> Task to carry out
All of the data should be output character for character, except the pictures.

BEGIN Information shown

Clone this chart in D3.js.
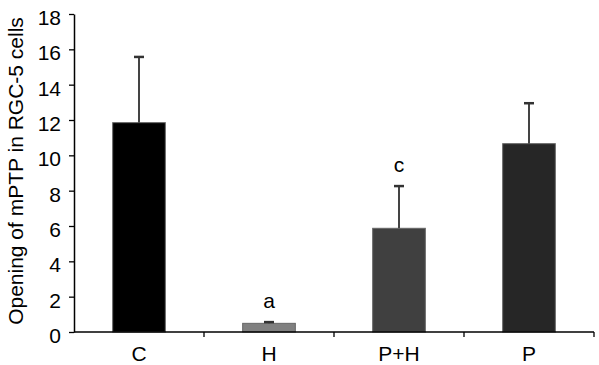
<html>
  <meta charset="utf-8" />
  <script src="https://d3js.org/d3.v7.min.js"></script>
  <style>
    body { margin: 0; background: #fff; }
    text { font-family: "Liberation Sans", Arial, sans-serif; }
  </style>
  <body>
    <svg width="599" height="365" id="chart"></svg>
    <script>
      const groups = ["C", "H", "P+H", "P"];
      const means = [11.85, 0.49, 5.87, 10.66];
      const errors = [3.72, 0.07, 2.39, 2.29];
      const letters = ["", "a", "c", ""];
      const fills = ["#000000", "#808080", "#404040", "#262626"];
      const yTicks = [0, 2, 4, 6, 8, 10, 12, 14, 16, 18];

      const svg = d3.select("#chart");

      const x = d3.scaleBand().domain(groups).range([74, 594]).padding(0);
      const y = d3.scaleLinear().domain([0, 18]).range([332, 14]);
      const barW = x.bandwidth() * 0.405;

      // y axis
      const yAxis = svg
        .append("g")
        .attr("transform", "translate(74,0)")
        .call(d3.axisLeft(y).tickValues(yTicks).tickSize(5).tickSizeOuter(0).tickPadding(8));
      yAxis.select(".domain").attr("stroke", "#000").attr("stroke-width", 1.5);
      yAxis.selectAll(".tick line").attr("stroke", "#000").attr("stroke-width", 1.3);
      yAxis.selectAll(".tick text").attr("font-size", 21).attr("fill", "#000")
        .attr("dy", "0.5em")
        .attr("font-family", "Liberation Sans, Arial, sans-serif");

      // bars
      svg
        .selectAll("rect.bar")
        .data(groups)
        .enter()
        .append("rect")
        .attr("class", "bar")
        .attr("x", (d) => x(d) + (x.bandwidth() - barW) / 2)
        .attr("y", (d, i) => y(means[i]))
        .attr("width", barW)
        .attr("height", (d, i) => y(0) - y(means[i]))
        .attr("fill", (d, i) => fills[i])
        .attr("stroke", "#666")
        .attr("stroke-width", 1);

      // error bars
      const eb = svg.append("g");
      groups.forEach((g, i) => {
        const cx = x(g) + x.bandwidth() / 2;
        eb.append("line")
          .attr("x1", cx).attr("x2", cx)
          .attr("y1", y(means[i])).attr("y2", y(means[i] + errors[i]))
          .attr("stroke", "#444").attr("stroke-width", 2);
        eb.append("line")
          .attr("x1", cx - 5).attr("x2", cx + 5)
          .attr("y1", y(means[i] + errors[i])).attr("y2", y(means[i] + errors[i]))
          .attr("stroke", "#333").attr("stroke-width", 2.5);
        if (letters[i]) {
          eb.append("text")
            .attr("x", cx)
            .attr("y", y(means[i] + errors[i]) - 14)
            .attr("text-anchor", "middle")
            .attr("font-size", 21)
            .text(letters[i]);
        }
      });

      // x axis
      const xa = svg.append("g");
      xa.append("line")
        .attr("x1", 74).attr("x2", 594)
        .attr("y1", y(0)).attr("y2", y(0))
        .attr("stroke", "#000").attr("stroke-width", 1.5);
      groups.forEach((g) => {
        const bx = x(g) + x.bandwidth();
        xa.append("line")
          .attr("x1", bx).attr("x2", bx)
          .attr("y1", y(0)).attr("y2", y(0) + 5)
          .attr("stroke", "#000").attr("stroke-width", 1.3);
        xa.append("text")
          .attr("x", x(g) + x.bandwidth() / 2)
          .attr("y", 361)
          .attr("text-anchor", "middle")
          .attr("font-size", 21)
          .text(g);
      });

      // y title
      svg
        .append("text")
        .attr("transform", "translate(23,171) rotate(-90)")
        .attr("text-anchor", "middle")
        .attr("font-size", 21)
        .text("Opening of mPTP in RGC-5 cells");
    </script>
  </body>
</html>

END Information shown

> Task result
Clone this chart in D3.js.
<html>
  <meta charset="utf-8" />
  <script src="https://d3js.org/d3.v7.min.js"></script>
  <style>
    body { margin: 0; background: #fff; }
    text { font-family: "Liberation Sans", Arial, sans-serif; }
  </style>
  <body>
    <svg width="599" height="365" id="chart"></svg>
    <script>
      const groups = ["C", "H", "P+H", "P"];
      const means = [11.85, 0.49, 5.87, 10.66];
      const errors = [3.72, 0.07, 2.39, 2.29];
      const letters = ["", "a", "c", ""];
      const fills = ["#000000", "#808080", "#404040", "#262626"];
      const yTicks = [0, 2, 4, 6, 8, 10, 12, 14, 16, 18];

      const svg = d3.select("#chart");

      const x = d3.scaleBand().domain(groups).range([74, 594]).padding(0);
      const y = d3.scaleLinear().domain([0, 18]).range([332, 14]);
      const barW = x.bandwidth() * 0.405;

      // y axis
      const yAxis = svg
        .append("g")
        .attr("transform", "translate(74,0)")
        .call(d3.axisLeft(y).tickValues(yTicks).tickSize(5).tickSizeOuter(0).tickPadding(8));
      yAxis.select(".domain").attr("stroke", "#000").attr("stroke-width", 1.5);
      yAxis.selectAll(".tick line").attr("stroke", "#000").attr("stroke-width", 1.3);
      yAxis.selectAll(".tick text").attr("font-size", 21).attr("fill", "#000")
        .attr("dy", "0.5em")
        .attr("font-family", "Liberation Sans, Arial, sans-serif");

      // bars
      svg
        .selectAll("rect.bar")
        .data(groups)
        .enter()
        .append("rect")
        .attr("class", "bar")
        .attr("x", (d) => x(d) + (x.bandwidth() - barW) / 2)
        .attr("y", (d, i) => y(means[i]))
        .attr("width", barW)
        .attr("height", (d, i) => y(0) - y(means[i]))
        .attr("fill", (d, i) => fills[i])
        .attr("stroke", "#666")
        .attr("stroke-width", 1);

      // error bars
      const eb = svg.append("g");
      groups.forEach((g, i) => {
        const cx = x(g) + x.bandwidth() / 2;
        eb.append("line")
          .attr("x1", cx).attr("x2", cx)
          .attr("y1", y(means[i])).attr("y2", y(means[i] + errors[i]))
          .attr("stroke", "#444").attr("stroke-width", 2);
        eb.append("line")
          .attr("x1", cx - 5).attr("x2", cx + 5)
          .attr("y1", y(means[i] + errors[i])).attr("y2", y(means[i] + errors[i]))
          .attr("stroke", "#333").attr("stroke-width", 2.5);
        if (letters[i]) {
          eb.append("text")
            .attr("x", cx)
            .attr("y", y(means[i] + errors[i]) - 14)
            .attr("text-anchor", "middle")
            .attr("font-size", 21)
            .text(letters[i]);
        }
      });

      // x axis
      const xa = svg.append("g");
      xa.append("line")
        .attr("x1", 74).attr("x2", 594)
        .attr("y1", y(0)).attr("y2", y(0))
        .attr("stroke", "#000").attr("stroke-width", 1.5);
      groups.forEach((g) => {
        const bx = x(g) + x.bandwidth();
        xa.append("line")
          .attr("x1", bx).attr("x2", bx)
          .attr("y1", y(0)).attr("y2", y(0) + 5)
          .attr("stroke", "#000").attr("stroke-width", 1.3);
        xa.append("text")
          .attr("x", x(g) + x.bandwidth() / 2)
          .attr("y", 361)
          .attr("text-anchor", "middle")
          .attr("font-size", 21)
          .text(g);
      });

      // y title
      svg
        .append("text")
        .attr("transform", "translate(23,171) rotate(-90)")
        .attr("text-anchor", "middle")
        .attr("font-size", 21)
        .text("Opening of mPTP in RGC-5 cells");
    </script>
  </body>
</html>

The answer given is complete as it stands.